Listen carefully to show that you’re interested. Make intelligent comments and ask pertinent questions. Given the opportunity, use expanded PARs to demonstrate your experience, particularly in any area of the interviewer’s interest. Most of the PARs in your resume are two-line bulleted statements. During your interview, expand them
to two or three minutes, describing the problem you faced and the action you took including the skills you used. If the company has problems in your area of expertise, there may be a possibility of a hidden job. Explore the company’s needs delicately because you promised in your initial approach that you wouldn’t expect a job opportunity. You lose credibility if you push too hard.
The interview may turn into a preliminary job interview, even though you were told none existed. It may also turn into a discussion of your doing consulting for the company. Signs of this transition are the interviewer’s asking increasingly probing questions about your background.
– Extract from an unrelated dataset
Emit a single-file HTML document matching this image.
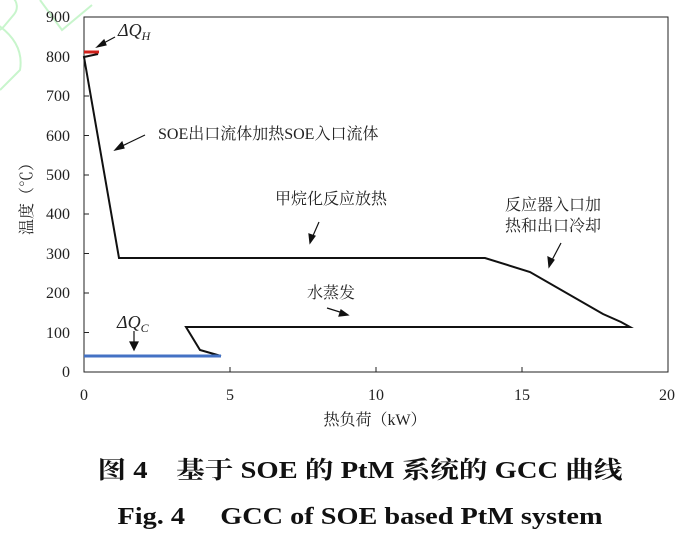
<!DOCTYPE html>
<html><head><meta charset="utf-8"><style>
html,body{margin:0;padding:0;background:#fff;width:698px;height:538px;overflow:hidden}
svg{display:block}
.t{font-family:"Liberation Serif","Noto Serif CJK SC",serif;fill:#222}
</style></head><body>
<svg width="698" height="538" viewBox="0 0 698 538" xmlns="http://www.w3.org/2000/svg">
<g fill="none" stroke="#c8f5cc" stroke-width="2">
<rect x="-40" y="-10" width="60" height="40" rx="12" transform="rotate(40 0 0)"/>
<path d="M40 0 L62 30 L92 5"/>
<path d="M-10 20 Q25 40 20 70 L0 90"/>
</g>
<rect x="84" y="17" width="584" height="355" fill="none" stroke="#222" stroke-width="1"/>
<g stroke="#222" stroke-width="1">
<line x1="84" y1="56.5" x2="89" y2="56.5"/><line x1="84" y1="96" x2="89" y2="96"/>
<line x1="84" y1="135.5" x2="89" y2="135.5"/><line x1="84" y1="175" x2="89" y2="175"/>
<line x1="84" y1="214" x2="89" y2="214"/><line x1="84" y1="253.5" x2="89" y2="253.5"/>
<line x1="84" y1="293" x2="89" y2="293"/><line x1="84" y1="332.5" x2="89" y2="332.5"/>
<line x1="230" y1="372" x2="230" y2="367"/><line x1="376" y1="372" x2="376" y2="367"/>
<line x1="522" y1="372" x2="522" y2="367"/>
</g>
<g class="t" font-size="16" text-anchor="end">
<text x="70" y="22">900</text><text x="70" y="62">800</text><text x="70" y="101">700</text>
<text x="70" y="141">600</text><text x="70" y="180">500</text><text x="70" y="219">400</text>
<text x="70" y="259">300</text><text x="70" y="298">200</text><text x="70" y="338">100</text>
<text x="70" y="377">0</text>
</g>
<g class="t" font-size="16" text-anchor="middle">
<text x="84" y="400">0</text><text x="230" y="400">5</text><text x="376" y="400">10</text>
<text x="522" y="400">15</text><text x="667" y="400">20</text>
<text x="375" y="425">热负荷（kW）</text>
</g>
<text class="t" font-size="16" text-anchor="middle" transform="translate(32 195) rotate(-90)">温度（℃）</text>
<polyline fill="none" stroke="#111" stroke-width="2" points="84,57 98,54 84,57 119,258 485,258 530,272 603,314 621,322 630,327 186,327 200,350 221,356"/>
<line x1="84" y1="356" x2="221" y2="356" stroke="#4472c4" stroke-width="3"/>
<line x1="84" y1="52" x2="99" y2="52" stroke="#d0201a" stroke-width="3"/>
<g stroke="#111" stroke-width="1.2" fill="#111">
<line x1="115" y1="37" x2="100" y2="45"/><polygon points="97,47 104,40 106,45"/>
<line x1="145" y1="135" x2="120" y2="147"/><polygon points="115,150 122,142 124,148"/>
<line x1="319" y1="222" x2="312" y2="238"/><polygon points="310,243 309,234 315,236"/>
<line x1="561" y1="243" x2="551" y2="262"/><polygon points="549,267 548,257 554,260"/>
<line x1="134" y1="331" x2="134" y2="345"/><polygon points="134,350 130,342 138,342"/>
<line x1="327" y1="308" x2="343" y2="313"/><polygon points="348,315 339,316 341,310"/>
</g>
<g class="t" font-size="16">
<text x="118" y="36" font-style="italic" font-size="18">ΔQ<tspan font-size="12" dy="4">H</tspan></text>
<text x="117" y="328" font-style="italic" font-size="18">ΔQ<tspan font-size="12" dy="4">C</tspan></text>
<text x="158" y="139">SOE出口流体加热SOE入口流体</text>
<text x="275" y="204">甲烷化反应放热</text>
<text x="505" y="210">反应器入口加</text>
<text x="505" y="231">热和出口冷却</text>
<text x="307" y="298">水蒸发</text>
</g>
<text x="360" y="478" text-anchor="middle" font-family="Liberation Serif,'Noto Serif CJK SC',serif" font-size="24" font-weight="bold" fill="#111" textLength="525" lengthAdjust="spacingAndGlyphs">图 4　基于 SOE 的 PtM 系统的 GCC 曲线</text>
<text x="360" y="524" text-anchor="middle" font-family="Liberation Serif,serif" font-size="24" font-weight="bold" fill="#111" textLength="485" lengthAdjust="spacingAndGlyphs">Fig. 4　 GCC of SOE based PtM system</text>
</svg>
</body></html>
This may indicate that a “green light” has turned
on, with his or her revealing “insider information” about the company, introducing you to others in the company, extending the meeting beyond the time you expected, inviting you to come back, describing the company in a favorable way, or probing deeply about your salary expectations.
Handle questions about salary carefully. Revealing a specific figure too early could cool the company’s interest in you or lock you into a salary below what is possible. At this point, say, “Salary is important, but it’s only one consideration. The most important consideration is the opportunity itself.” Let the contact do most of the talking with your role being that of an interested and involved listener.